星野リゾート、民泊参入「検討中」-報道受けコメント

代表の星野佳路氏(昨年10月に撮影)  星野リゾートは1月22日、18日に一部の新聞社が同社の民泊事業参入を断定的に報じたことを受けて、公式サイトで見解を発表した。「民泊事業については検討しているが、具体的な計画については決定しておらず参入は未定」としており、具体的な方針は決まり次第、正式に発表するという。

 信濃毎日新聞は1月18日に「星野リゾートが『民泊』参入へ 軽井沢の別荘を活用」と題し、「星野リゾートが『民泊』事業に参入する方針であることが17日分かった」と報道。星野リゾートが軽井沢で展開する別荘管理事業において、別荘のオーナーの希望に応じて民泊物件としての運営管理や仲介を手がけることを想定しているとしていた。また、日本経済新聞も同日付で、星野リゾートが民泊事業への参入を検討している旨を報じていた。
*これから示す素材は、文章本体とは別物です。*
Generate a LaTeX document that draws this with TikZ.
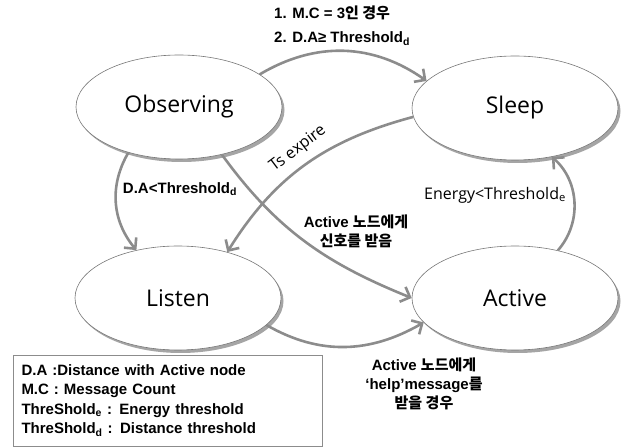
\documentclass[tikz,border=0pt]{standalone}
\usepackage{fontspec}
\setmainfont{Liberation Sans}
\newfontfamily\kr{Noto Sans CJK KR}
\newfontfamily\stfont{Open Sans}
\usetikzlibrary{positioning, arrows.meta, shapes.geometric, shadows}
\definecolor{linegray}{RGB}{140,140,140}
\definecolor{edgegray}{RGB}{120,120,120}
\definecolor{shadegray}{RGB}{165,165,165}

\begin{document}
\begin{tikzpicture}[
  x=1pt, y=1pt,
  state/.style={ellipse, draw=edgegray, line width=0.6pt, fill=white,
               minimum width=206pt, minimum height=104pt,
               font=\stfont\fontsize{23}{27}\selectfont,
               drop shadow={shadow xshift=2.5pt, shadow yshift=-3pt, fill=shadegray, opacity=1}},
  flow/.style={-{Straight Barb[length=8pt, width=16pt]}, line width=2.6pt, linegray},
  lbl/.style={font=\bfseries\fontsize{15}{19}\selectfont, align=center, inner sep=0pt},
  note/.style={font=\stfont\fontsize{16}{19}\selectfont, inner sep=0pt},
  keybox/.style={draw=linegray, line width=0.8pt, minimum width=309pt, minimum height=91pt,
                text width=292pt, align=left, inner xsep=8pt,
                font=\bfseries\fontsize{15}{19.5}\selectfont}
]
  \useasboundingbox (0,0) rectangle (622,447);

  % states
  \node[state] (obs) at (179,340) {Observing};
  \node[state] (slp) at (515,339) {Sleep};
  \node[state] (lis) at (178,149) {Listen};
  \node[state] (act) at (515,149) {Active};

  % transitions
  \draw[flow] (obs.22) to[bend left=33] (slp.163);
  \draw[flow] (obs.222) to[bend right=35] (lis.131);
  \draw[flow] (obs.312) to[out=-54, in=158] (act.180);
  \draw[flow] (slp.185) to[out=195, in=58] (lis.43);
  \draw[flow] (act.48) to[bend right=45] (slp.307);
  \draw[flow] (lis.-17) to[out=-30, in=210] (act.195);

  % labels
  \node[lbl, align=left, anchor=west] (cond) at (274,421)
    {1. M.C = 3{\kr 인 경우}\\[5pt]2. D.A≥ Threshold\textsubscript{d}};
  \node[lbl] (dalt) at (180,258) {D.A<Threshold\textsubscript{d}};
  \node[lbl] (sig) at (356,216) {Active {\kr 노드에게}\\{\kr 신호를 받음}};
  \node[note, rotate=37] (ts) at (298,298) {Ts expire};
  \node[note] (eng) at (495,252) {Energy<Threshold\textsubscript{e}};
  \node[lbl] (help) at (424,63)
    {Active {\kr 노드에게}\\‘help’message{\kr 를}\\{\kr 받을 경우}};

  % legend
  \node[keybox] (key) at (167.5,46.5)
    {D.A :Distance with Active node\\
     M.C : Message Count\\
     ThreShold\textsubscript{e} : Energy threshold\\
     ThreShold\textsubscript{d} : Distance threshold};
\end{tikzpicture}
\end{document}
 本誌の取材に応じた星野リゾートの広報担当は「6月の住宅宿泊事業法案(民泊新法)の施行を見据え、民泊市場について研究している。民泊サービスについては賛成」とコメント。公式サイトに発表した見解でも、「民泊を初めとするシェアリングエコノミーは、新しい旅行市場を創造し、地方の活性化に貢献する可能性がある」としている。
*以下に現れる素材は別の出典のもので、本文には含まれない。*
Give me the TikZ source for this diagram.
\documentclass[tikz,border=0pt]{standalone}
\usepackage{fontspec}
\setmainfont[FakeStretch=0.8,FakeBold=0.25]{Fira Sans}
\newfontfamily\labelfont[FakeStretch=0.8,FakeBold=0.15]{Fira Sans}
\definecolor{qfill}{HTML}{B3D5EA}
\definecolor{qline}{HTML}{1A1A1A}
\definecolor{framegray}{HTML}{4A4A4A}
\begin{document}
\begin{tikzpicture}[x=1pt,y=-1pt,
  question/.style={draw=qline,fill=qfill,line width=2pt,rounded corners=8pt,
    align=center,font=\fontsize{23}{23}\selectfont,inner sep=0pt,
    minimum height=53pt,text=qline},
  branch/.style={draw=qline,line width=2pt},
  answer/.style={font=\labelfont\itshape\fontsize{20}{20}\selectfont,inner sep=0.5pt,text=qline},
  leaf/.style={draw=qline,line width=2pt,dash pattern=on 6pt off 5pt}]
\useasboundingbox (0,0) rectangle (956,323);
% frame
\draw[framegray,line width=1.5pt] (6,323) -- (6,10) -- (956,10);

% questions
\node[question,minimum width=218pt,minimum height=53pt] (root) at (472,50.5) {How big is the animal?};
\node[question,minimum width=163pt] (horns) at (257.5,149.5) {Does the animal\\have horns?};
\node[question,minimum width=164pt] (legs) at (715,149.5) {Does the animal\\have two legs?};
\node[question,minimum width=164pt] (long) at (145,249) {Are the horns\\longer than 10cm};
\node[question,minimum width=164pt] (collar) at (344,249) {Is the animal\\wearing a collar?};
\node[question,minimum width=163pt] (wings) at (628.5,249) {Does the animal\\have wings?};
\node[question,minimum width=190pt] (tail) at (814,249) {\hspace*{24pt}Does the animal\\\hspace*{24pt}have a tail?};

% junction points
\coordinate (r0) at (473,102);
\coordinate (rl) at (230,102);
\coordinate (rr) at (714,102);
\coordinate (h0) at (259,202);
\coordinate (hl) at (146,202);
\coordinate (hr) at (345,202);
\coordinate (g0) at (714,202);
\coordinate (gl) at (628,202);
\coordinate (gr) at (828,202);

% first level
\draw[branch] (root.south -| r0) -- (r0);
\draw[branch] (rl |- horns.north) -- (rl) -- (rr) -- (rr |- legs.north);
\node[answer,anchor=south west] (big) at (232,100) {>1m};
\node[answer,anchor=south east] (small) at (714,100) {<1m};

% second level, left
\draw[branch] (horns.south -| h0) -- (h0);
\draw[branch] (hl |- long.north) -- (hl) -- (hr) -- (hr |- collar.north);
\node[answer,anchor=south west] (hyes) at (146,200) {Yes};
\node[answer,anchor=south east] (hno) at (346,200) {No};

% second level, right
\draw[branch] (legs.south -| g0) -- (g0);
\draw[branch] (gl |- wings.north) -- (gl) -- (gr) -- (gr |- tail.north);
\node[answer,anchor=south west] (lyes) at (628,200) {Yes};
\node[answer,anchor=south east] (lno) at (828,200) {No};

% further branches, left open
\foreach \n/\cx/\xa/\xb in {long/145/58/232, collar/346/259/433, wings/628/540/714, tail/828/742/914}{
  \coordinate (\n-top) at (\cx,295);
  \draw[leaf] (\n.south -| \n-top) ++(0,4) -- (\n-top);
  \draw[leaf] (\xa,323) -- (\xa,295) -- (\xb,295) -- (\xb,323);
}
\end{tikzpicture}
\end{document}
 一方で、星野リゾートの本社がある長野県北佐久郡軽井沢町は「清らかな環境と善良なる風俗を守る」ことを理由に、町内全域での民泊の禁止を求めているところ。こうした意見を踏まえ、長野県は昨年12月に民泊関連の条例案を発表し、「別荘地など住居専用地域に準ずる地域のうち、市町村の意見等を踏まえ、規則で定める区域」については、一部の期間について民泊を制限するよう求めている。

 長野県は1月18日まで条例案に関する意見を募集しており、これを受けて星野リゾートは民泊サービスに賛成する意見書を提出。同社広報によれば、軽井沢には使われないまま管理が行き届いていない別荘が多く、別荘地の環境劣化につながるおそれがあることから「別荘の手入れの1つの手段として、ルールに基づいた民泊で活用することを提案した」という。

 なお、今回の報道について本誌の取材に答えたJTBは「我々は百戦錬磨と訪日客向けの民泊事業で提携している。星野リゾートとの協業については(民泊参入に関する)今後の展開がどうなるのか次第」とコメント。現時点で民泊に関して目立ったアクションのないエイチ・アイ・エス(HIS)は「民泊を扱うか否かはしばらく先の話」と答えた。

 楽天トラベルは「我々は楽天LIFULL STAYの国内民泊宿泊施設を取り扱う計画で、それ以外に現時点でコメントできることはない」と説明。楽天LIFULL STAYは3月15日から、6月に開設するウェブサイト「Vacation STAY(仮称)」に掲載する国内民泊物件の登録を受け付ける予定で、9月を目処に楽天トラベルに民泊物件の在庫を供給するという。